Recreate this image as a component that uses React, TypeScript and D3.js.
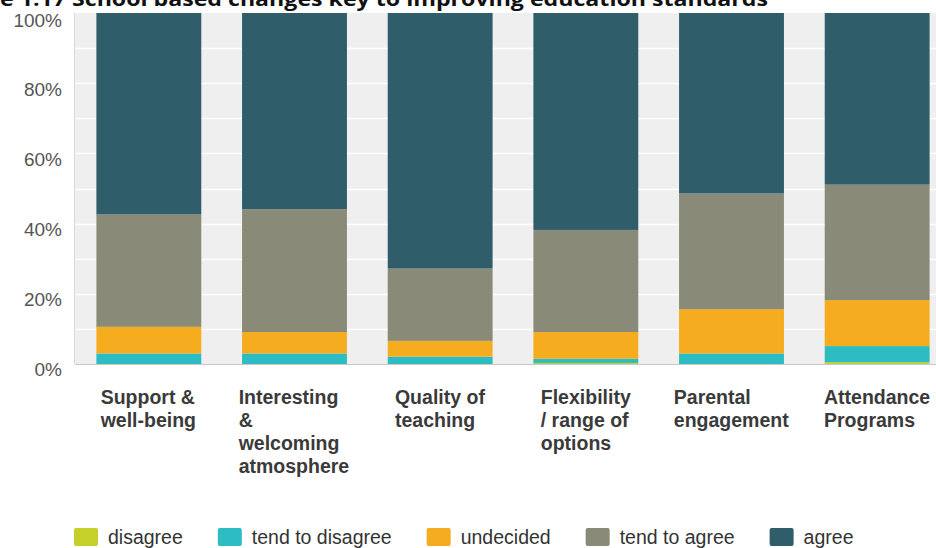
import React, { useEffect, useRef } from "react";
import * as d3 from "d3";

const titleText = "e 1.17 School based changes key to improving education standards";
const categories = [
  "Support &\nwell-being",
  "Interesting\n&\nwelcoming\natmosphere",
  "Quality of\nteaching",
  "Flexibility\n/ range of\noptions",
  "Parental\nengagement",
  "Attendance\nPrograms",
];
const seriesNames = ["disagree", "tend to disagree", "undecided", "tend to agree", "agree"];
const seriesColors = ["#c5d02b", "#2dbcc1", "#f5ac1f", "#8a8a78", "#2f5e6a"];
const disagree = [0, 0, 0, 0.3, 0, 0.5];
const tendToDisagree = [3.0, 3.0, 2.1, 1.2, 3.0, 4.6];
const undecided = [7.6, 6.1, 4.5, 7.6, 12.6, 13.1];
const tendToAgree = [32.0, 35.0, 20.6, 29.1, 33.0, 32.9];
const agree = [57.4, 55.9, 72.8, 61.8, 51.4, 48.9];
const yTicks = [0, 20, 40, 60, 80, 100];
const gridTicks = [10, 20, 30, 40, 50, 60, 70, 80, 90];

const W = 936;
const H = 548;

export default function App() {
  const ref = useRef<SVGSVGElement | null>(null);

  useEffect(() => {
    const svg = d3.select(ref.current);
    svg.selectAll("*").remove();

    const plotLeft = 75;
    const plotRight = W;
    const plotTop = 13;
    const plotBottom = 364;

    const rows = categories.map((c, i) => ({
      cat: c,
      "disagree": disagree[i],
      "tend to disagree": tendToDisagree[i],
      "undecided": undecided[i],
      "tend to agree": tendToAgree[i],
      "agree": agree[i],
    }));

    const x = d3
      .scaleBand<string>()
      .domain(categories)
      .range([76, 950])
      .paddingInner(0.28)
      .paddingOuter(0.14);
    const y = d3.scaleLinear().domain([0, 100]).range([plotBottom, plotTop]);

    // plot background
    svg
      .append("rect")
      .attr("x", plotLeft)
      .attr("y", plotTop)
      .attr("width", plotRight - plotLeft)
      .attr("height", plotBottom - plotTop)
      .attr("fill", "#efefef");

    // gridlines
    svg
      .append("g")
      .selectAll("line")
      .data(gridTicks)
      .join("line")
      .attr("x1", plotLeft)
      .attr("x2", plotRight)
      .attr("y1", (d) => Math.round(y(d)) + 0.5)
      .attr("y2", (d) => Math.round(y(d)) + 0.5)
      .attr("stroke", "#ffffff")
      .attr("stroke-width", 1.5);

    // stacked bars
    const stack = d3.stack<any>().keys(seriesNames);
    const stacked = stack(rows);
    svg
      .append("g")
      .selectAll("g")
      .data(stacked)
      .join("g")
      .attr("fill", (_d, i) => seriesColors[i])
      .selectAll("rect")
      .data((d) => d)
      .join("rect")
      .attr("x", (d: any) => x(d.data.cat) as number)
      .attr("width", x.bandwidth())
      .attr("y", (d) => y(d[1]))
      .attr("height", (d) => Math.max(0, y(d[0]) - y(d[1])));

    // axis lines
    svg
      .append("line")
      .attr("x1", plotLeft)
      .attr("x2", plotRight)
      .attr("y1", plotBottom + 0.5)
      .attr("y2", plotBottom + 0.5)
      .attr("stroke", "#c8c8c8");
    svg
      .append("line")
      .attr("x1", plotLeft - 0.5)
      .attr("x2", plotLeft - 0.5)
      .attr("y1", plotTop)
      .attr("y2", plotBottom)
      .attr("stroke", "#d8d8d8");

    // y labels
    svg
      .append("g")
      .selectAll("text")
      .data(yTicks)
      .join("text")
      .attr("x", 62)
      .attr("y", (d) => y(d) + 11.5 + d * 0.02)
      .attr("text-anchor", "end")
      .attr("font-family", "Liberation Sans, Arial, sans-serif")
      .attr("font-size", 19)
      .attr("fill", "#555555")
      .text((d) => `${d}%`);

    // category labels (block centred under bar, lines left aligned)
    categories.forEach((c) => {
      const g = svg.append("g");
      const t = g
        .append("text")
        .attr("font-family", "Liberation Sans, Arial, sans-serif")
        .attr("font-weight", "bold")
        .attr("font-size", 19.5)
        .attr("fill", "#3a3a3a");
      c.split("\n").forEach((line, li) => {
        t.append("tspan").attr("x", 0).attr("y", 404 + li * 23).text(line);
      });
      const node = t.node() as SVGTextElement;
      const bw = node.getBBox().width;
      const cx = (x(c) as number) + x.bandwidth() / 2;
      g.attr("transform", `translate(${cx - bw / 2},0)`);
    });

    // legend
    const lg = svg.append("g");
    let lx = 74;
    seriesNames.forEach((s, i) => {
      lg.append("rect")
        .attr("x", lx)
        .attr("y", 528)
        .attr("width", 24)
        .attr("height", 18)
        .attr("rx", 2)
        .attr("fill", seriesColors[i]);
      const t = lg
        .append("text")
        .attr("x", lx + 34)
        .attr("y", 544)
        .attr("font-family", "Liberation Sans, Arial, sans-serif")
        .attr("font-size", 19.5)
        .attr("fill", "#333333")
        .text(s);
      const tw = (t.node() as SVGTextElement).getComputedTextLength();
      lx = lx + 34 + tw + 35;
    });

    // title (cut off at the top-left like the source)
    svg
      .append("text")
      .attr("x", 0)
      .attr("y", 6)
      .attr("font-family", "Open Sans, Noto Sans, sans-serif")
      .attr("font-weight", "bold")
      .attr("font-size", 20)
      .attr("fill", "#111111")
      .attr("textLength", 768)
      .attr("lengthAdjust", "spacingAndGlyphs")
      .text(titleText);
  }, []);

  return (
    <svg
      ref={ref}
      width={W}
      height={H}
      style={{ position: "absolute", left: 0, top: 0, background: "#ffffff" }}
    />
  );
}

═══

WRITTEN TASK →
Are you able to set down all the lines above exactly, without any pictures?

RESPONSE FOR THIS EXERCISE →
Recreate this image as a component that uses React, TypeScript and D3.js.
import React, { useEffect, useRef } from "react";
import * as d3 from "d3";

const titleText = "e 1.17 School based changes key to improving education standards";
const categories = [
  "Support &\nwell-being",
  "Interesting\n&\nwelcoming\natmosphere",
  "Quality of\nteaching",
  "Flexibility\n/ range of\noptions",
  "Parental\nengagement",
  "Attendance\nPrograms",
];
const seriesNames = ["disagree", "tend to disagree", "undecided", "tend to agree", "agree"];
const seriesColors = ["#c5d02b", "#2dbcc1", "#f5ac1f", "#8a8a78", "#2f5e6a"];
const disagree = [0, 0, 0, 0.3, 0, 0.5];
const tendToDisagree = [3.0, 3.0, 2.1, 1.2, 3.0, 4.6];
const undecided = [7.6, 6.1, 4.5, 7.6, 12.6, 13.1];
const tendToAgree = [32.0, 35.0, 20.6, 29.1, 33.0, 32.9];
const agree = [57.4, 55.9, 72.8, 61.8, 51.4, 48.9];
const yTicks = [0, 20, 40, 60, 80, 100];
const gridTicks = [10, 20, 30, 40, 50, 60, 70, 80, 90];

const W = 936;
const H = 548;

export default function App() {
  const ref = useRef<SVGSVGElement | null>(null);

  useEffect(() => {
    const svg = d3.select(ref.current);
    svg.selectAll("*").remove();

    const plotLeft = 75;
    const plotRight = W;
    const plotTop = 13;
    const plotBottom = 364;

    const rows = categories.map((c, i) => ({
      cat: c,
      "disagree": disagree[i],
      "tend to disagree": tendToDisagree[i],
      "undecided": undecided[i],
      "tend to agree": tendToAgree[i],
      "agree": agree[i],
    }));

    const x = d3
      .scaleBand<string>()
      .domain(categories)
      .range([76, 950])
      .paddingInner(0.28)
      .paddingOuter(0.14);
    const y = d3.scaleLinear().domain([0, 100]).range([plotBottom, plotTop]);

    // plot background
    svg
      .append("rect")
      .attr("x", plotLeft)
      .attr("y", plotTop)
      .attr("width", plotRight - plotLeft)
      .attr("height", plotBottom - plotTop)
      .attr("fill", "#efefef");

    // gridlines
    svg
      .append("g")
      .selectAll("line")
      .data(gridTicks)
      .join("line")
      .attr("x1", plotLeft)
      .attr("x2", plotRight)
      .attr("y1", (d) => Math.round(y(d)) + 0.5)
      .attr("y2", (d) => Math.round(y(d)) + 0.5)
      .attr("stroke", "#ffffff")
      .attr("stroke-width", 1.5);

    // stacked bars
    const stack = d3.stack<any>().keys(seriesNames);
    const stacked = stack(rows);
    svg
      .append("g")
      .selectAll("g")
      .data(stacked)
      .join("g")
      .attr("fill", (_d, i) => seriesColors[i])
      .selectAll("rect")
      .data((d) => d)
      .join("rect")
      .attr("x", (d: any) => x(d.data.cat) as number)
      .attr("width", x.bandwidth())
      .attr("y", (d) => y(d[1]))
      .attr("height", (d) => Math.max(0, y(d[0]) - y(d[1])));

    // axis lines
    svg
      .append("line")
      .attr("x1", plotLeft)
      .attr("x2", plotRight)
      .attr("y1", plotBottom + 0.5)
      .attr("y2", plotBottom + 0.5)
      .attr("stroke", "#c8c8c8");
    svg
      .append("line")
      .attr("x1", plotLeft - 0.5)
      .attr("x2", plotLeft - 0.5)
      .attr("y1", plotTop)
      .attr("y2", plotBottom)
      .attr("stroke", "#d8d8d8");

    // y labels
    svg
      .append("g")
      .selectAll("text")
      .data(yTicks)
      .join("text")
      .attr("x", 62)
      .attr("y", (d) => y(d) + 11.5 + d * 0.02)
      .attr("text-anchor", "end")
      .attr("font-family", "Liberation Sans, Arial, sans-serif")
      .attr("font-size", 19)
      .attr("fill", "#555555")
      .text((d) => `${d}%`);

    // category labels (block centred under bar, lines left aligned)
    categories.forEach((c) => {
      const g = svg.append("g");
      const t = g
        .append("text")
        .attr("font-family", "Liberation Sans, Arial, sans-serif")
        .attr("font-weight", "bold")
        .attr("font-size", 19.5)
        .attr("fill", "#3a3a3a");
      c.split("\n").forEach((line, li) => {
        t.append("tspan").attr("x", 0).attr("y", 404 + li * 23).text(line);
      });
      const node = t.node() as SVGTextElement;
      const bw = node.getBBox().width;
      const cx = (x(c) as number) + x.bandwidth() / 2;
      g.attr("transform", `translate(${cx - bw / 2},0)`);
    });

    // legend
    const lg = svg.append("g");
    let lx = 74;
    seriesNames.forEach((s, i) => {
      lg.append("rect")
        .attr("x", lx)
        .attr("y", 528)
        .attr("width", 24)
        .attr("height", 18)
        .attr("rx", 2)
        .attr("fill", seriesColors[i]);
      const t = lg
        .append("text")
        .attr("x", lx + 34)
        .attr("y", 544)
        .attr("font-family", "Liberation Sans, Arial, sans-serif")
        .attr("font-size", 19.5)
        .attr("fill", "#333333")
        .text(s);
      const tw = (t.node() as SVGTextElement).getComputedTextLength();
      lx = lx + 34 + tw + 35;
    });

    // title (cut off at the top-left like the source)
    svg
      .append("text")
      .attr("x", 0)
      .attr("y", 6)
      .attr("font-family", "Open Sans, Noto Sans, sans-serif")
      .attr("font-weight", "bold")
      .attr("font-size", 20)
      .attr("fill", "#111111")
      .attr("textLength", 768)
      .attr("lengthAdjust", "spacingAndGlyphs")
      .text(titleText);
  }, []);

  return (
    <svg
      ref={ref}
      width={W}
      height={H}
      style={{ position: "absolute", left: 0, top: 0, background: "#ffffff" }}
    />
  );
}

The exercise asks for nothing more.